WHAT YOU HAVE TO DO
Omit pictures and quote the listing below line by line, from its start through the line that holds "const yTicksBottom = [-200,-100,0,100,200];".

GIVEN MATERIAL
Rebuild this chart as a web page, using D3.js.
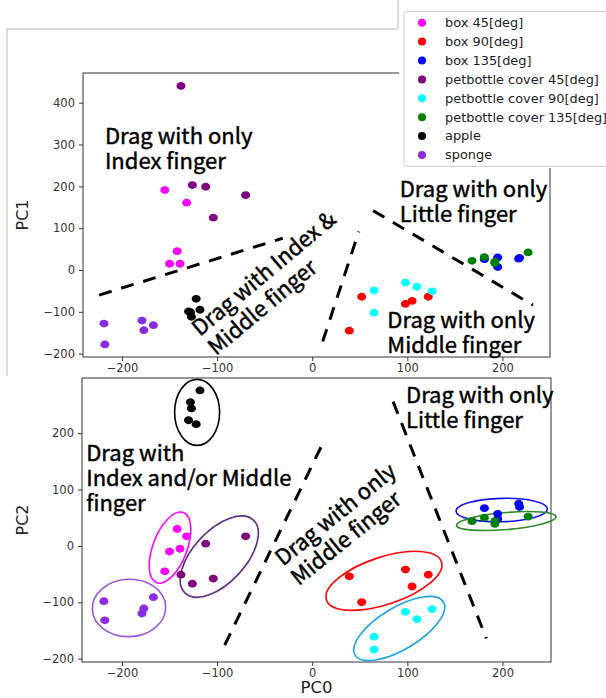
<!DOCTYPE html>
<html><head><meta charset="utf-8">
<script src="https://cdn.jsdelivr.net/npm/d3@7"></script>
<style>
html,body{margin:0;padding:0;background:#fff;}
svg{display:block;}
</style></head>
<body><svg id="c" width="606" height="698"></svg>
<script>
// ---- data: [PC0, PC1, PC2] per point ----
const seriesNames = ["box 45[deg]","box 90[deg]","box 135[deg]","petbottle cover 45[deg]","petbottle cover 90[deg]","petbottle cover 135[deg]","apple","sponge"];
const seriesColors = ["#ff00ff","#ff0000","#0000ff","#800080","#00ffff","#008000","#000000","#8a2be2"];
const box45 = [[-155,191,-45],[-132,161,17],[-142,45,30],[-150,15,-10],[-139,15,-5]];
const box90 = [[39,-145,-54],[52,-64,-100],[98,-81,-42],[105,-74,-72],[122,-64,-51]];
const box135 = [[181,26,67],[195,30,57],[195,7,48],[217,27,75],[218,29,69]];
const pet45 = [[-138,440,-51],[-126,203,-67],[-112,199,4],[-70,179,17],[-104,125,-58]];
const pet90 = [[65,-49,-161],[65,-102,-184],[98,-30,-117],[110,-40,-130],[126,-51,-112]];
const pet135 = [[168,22,44],[181,31,50],[192,16,39],[227,42,52],[192,20,44]];
const apple = [[-118,-95,276],[-122,-69,216],[-128,-101,255],[-127,-112,244],[-130,-99,223]];
const sponge = [[-219,-128,-98],[-218,-178,-132],[-167,-132,-91],[-177,-144,-111],[-179,-121,-120]];
const allSeries = [box45,box90,box135,pet45,pet90,pet135,apple,sponge];

const xTicks = [-200,-100,0,100,200];
const yTicksTop = [-200,-100,0,100,200,300,400];
const yTicksBottom = [-200,-100,0,100,200];

// annotations (data units)
const dashTop = [[[-224,-60],[-31,76]],[[11,-171],[49,92]],[[64,142],[232,-84]]];
const dashBottom = [[[-92,-176],[12,185]],[[85,256],[183,-164]]];
const labelsTop = [
  {p:[-218,301], lines:["Drag with only","Index finger"], rot:0},
  {p:[92,175], lines:["Drag with only","Little finger"], rot:0},
  {p:[79,-139], lines:["Drag with only","Middle finger"], rot:0},
  {p:[-118,-160], lines:["Drag with Index &","Middle finger"], rot:-40}
];
const labelsBottom = [
  {p:[-237.6,150], lines:["Drag with","Index and/or Middle","finger"], rot:0},
  {p:[98.6,253], lines:["Drag with only","Little finger"], rot:0},
  {p:[-30.7,-37], lines:["Drag with only","Middle finger"], rot:-39}
];
// ellipses: center (data), radii px, angle deg, color
const ellipses = [
  {c:[-121,237], rx:22.5, ry:33, a:0, col:"#000000"},
  {c:[-149.5,-3], rx:37.5, ry:17, a:-69, col:"#ff00ff"},
  {c:[-97.7,-19], rx:50, ry:26, a:-47, col:"#5e2a86"},
  {c:[-192.6,-110], rx:36.7, ry:28.7, a:-2, col:"#9b55d6"},
  {c:[75.4,-62], rx:60.6, ry:23.7, a:-18.4, col:"#ff0000"},
  {c:[91.5,-146.6], rx:51.5, ry:21, a:-31, col:"#1aa3e8"},
  {c:[199.2,63.7], rx:45.7, ry:11.7, a:-1.5, col:"#1010f0"},
  {c:[204,44.2], rx:50, ry:8.5, a:-5, col:"#2a8a2a"}
];

const svg = d3.select("#c");
const tickFont = "DejaVu Sans, sans-serif";
const annFont = "'Noto Sans CJK JP', 'Noto Sans', sans-serif";

// screenshot frame of the upper picture
svg.append("path").attr("d","M7,376 L7,29 L398,29 L398,0").attr("fill","none").attr("stroke","#cfcfcf").attr("stroke-width",1.5);

function drawChart(x, y, yTicks, yIdx, dashes, labels, ellipsesArr, yLabel, xLabel) {
  const g = svg.append("g");
  const [x0,x1] = x.range(), [y0,y1] = y.range();
  // axes
  const xa = g.append("g").attr("transform",`translate(0,${y0})`)
    .call(d3.axisBottom(x).tickValues(xTicks).tickSize(4).tickPadding(3).tickFormat(d => d < 0 ? "\u2212"+Math.abs(d) : d));
  const ya = g.append("g").attr("transform",`translate(${x0},0)`)
    .call(d3.axisLeft(y).tickValues(yTicks).tickSize(4).tickPadding(4).tickFormat(d => d < 0 ? "\u2212"+Math.abs(d) : d));
  [xa,ya].forEach(a => {
    a.select(".domain").remove();
    a.selectAll("line").attr("stroke","#333");
    a.selectAll("text").attr("font-family",tickFont).attr("font-size",11.5).attr("fill","#333");
  });
  g.append("rect").attr("x",x0).attr("y",y1).attr("width",x1-x0).attr("height",y0-y1)
    .attr("fill","none").attr("stroke","#333").attr("stroke-width",1);
  // dashed lines
  dashes.forEach(d => {
    g.append("line").attr("x1",x(d[0][0])).attr("y1",y(d[0][1])).attr("x2",x(d[1][0])).attr("y2",y(d[1][1]))
      .attr("stroke","#000").attr("stroke-width",3).attr("stroke-dasharray","13,10");
  });
  // ellipses
  ellipsesArr.forEach(e => {
    g.append("ellipse").attr("cx",0).attr("cy",0).attr("rx",e.rx).attr("ry",e.ry)
      .attr("transform",`translate(${x(e.c[0])},${y(e.c[1])}) rotate(${e.a})`)
      .attr("fill","none").attr("stroke",e.col).attr("stroke-width",1.6);
  });
  // points
  allSeries.forEach((s,i) => {
    g.selectAll(null).data(s).enter().append("ellipse")
      .attr("cx",d => x(d[0])).attr("cy",d => y(d[yIdx])).attr("rx",4.5).attr("ry",3.9)
      .attr("fill",seriesColors[i]);
  });
  // labels
  labels.forEach(l => {
    const t = g.append("text").attr("transform",`translate(${x(l.p[0])},${y(l.p[1])}) rotate(${l.rot})`)
      .attr("font-family",annFont).attr("font-size",22).attr("fill","#000")
      .attr("stroke","#000").attr("stroke-width",0.45);
    l.lines.forEach((ln,k) => t.append("tspan").attr("x",0).attr("y",k*25).text(ln));
  });
  // axis labels
  g.append("text").attr("transform",`translate(28,${(y0+y1)/2}) rotate(-90)`).attr("text-anchor","middle")
    .attr("font-family",tickFont).attr("font-size",16).attr("fill","#222").text(yLabel);
  if (xLabel) g.append("text").attr("x",(x0+x1)/2).attr("y",693).attr("text-anchor","middle")
    .attr("font-family",tickFont).attr("font-size",16.5).attr("fill","#222").text(xLabel);
}

const xTop = d3.scaleLinear().domain([-241,250]).range([83,550]);
const yTop = d3.scaleLinear().domain([-208,471]).range([357,73]);
drawChart(xTop,yTop,yTicksTop,1,dashTop,labelsTop,[], "PC1", null);

const xBot = d3.scaleLinear().domain([-242,251]).range([82,551]);
const yBot = d3.scaleLinear().domain([-206,298]).range([662,378]);
drawChart(xBot,yBot,yTicksBottom,2,dashBottom,labelsBottom,ellipses,"PC2","PC0");

// legend
const lg = svg.append("g");
lg.append("rect").attr("x",399).attr("y",0).attr("width",207).attr("height",168).attr("fill","#fff");
lg.append("rect").attr("x",404).attr("y",11.5).attr("width",240).attr("height",155).attr("rx",3)
  .attr("fill","#fff").attr("stroke","#cccccc").attr("stroke-width",1);
seriesNames.forEach((n,i) => {
  const yy = 22.7 + i*18.9;
  lg.append("circle").attr("cx",422).attr("cy",yy).attr("r",4).attr("fill",seriesColors[i]);
  lg.append("text").attr("transform",`translate(445,${yy+4.3}) scale(1.05,1)`).attr("font-family",tickFont).attr("font-size",12.3)
    .attr("fill","#222").text(n);
});
</script></body></html>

ANSWER FOR THIS EXERCISE
Rebuild this chart as a web page, using D3.js.
<!DOCTYPE html>
<html><head><meta charset="utf-8">
<script src="https://cdn.jsdelivr.net/npm/d3@7"></script>
<style>
html,body{margin:0;padding:0;background:#fff;}
svg{display:block;}
</style></head>
<body><svg id="c" width="606" height="698"></svg>
<script>
// ---- data: [PC0, PC1, PC2] per point ----
const seriesNames = ["box 45[deg]","box 90[deg]","box 135[deg]","petbottle cover 45[deg]","petbottle cover 90[deg]","petbottle cover 135[deg]","apple","sponge"];
const seriesColors = ["#ff00ff","#ff0000","#0000ff","#800080","#00ffff","#008000","#000000","#8a2be2"];
const box45 = [[-155,191,-45],[-132,161,17],[-142,45,30],[-150,15,-10],[-139,15,-5]];
const box90 = [[39,-145,-54],[52,-64,-100],[98,-81,-42],[105,-74,-72],[122,-64,-51]];
const box135 = [[181,26,67],[195,30,57],[195,7,48],[217,27,75],[218,29,69]];
const pet45 = [[-138,440,-51],[-126,203,-67],[-112,199,4],[-70,179,17],[-104,125,-58]];
const pet90 = [[65,-49,-161],[65,-102,-184],[98,-30,-117],[110,-40,-130],[126,-51,-112]];
const pet135 = [[168,22,44],[181,31,50],[192,16,39],[227,42,52],[192,20,44]];
const apple = [[-118,-95,276],[-122,-69,216],[-128,-101,255],[-127,-112,244],[-130,-99,223]];
const sponge = [[-219,-128,-98],[-218,-178,-132],[-167,-132,-91],[-177,-144,-111],[-179,-121,-120]];
const allSeries = [box45,box90,box135,pet45,pet90,pet135,apple,sponge];

const xTicks = [-200,-100,0,100,200];
const yTicksTop = [-200,-100,0,100,200,300,400];
const yTicksBottom = [-200,-100,0,100,200];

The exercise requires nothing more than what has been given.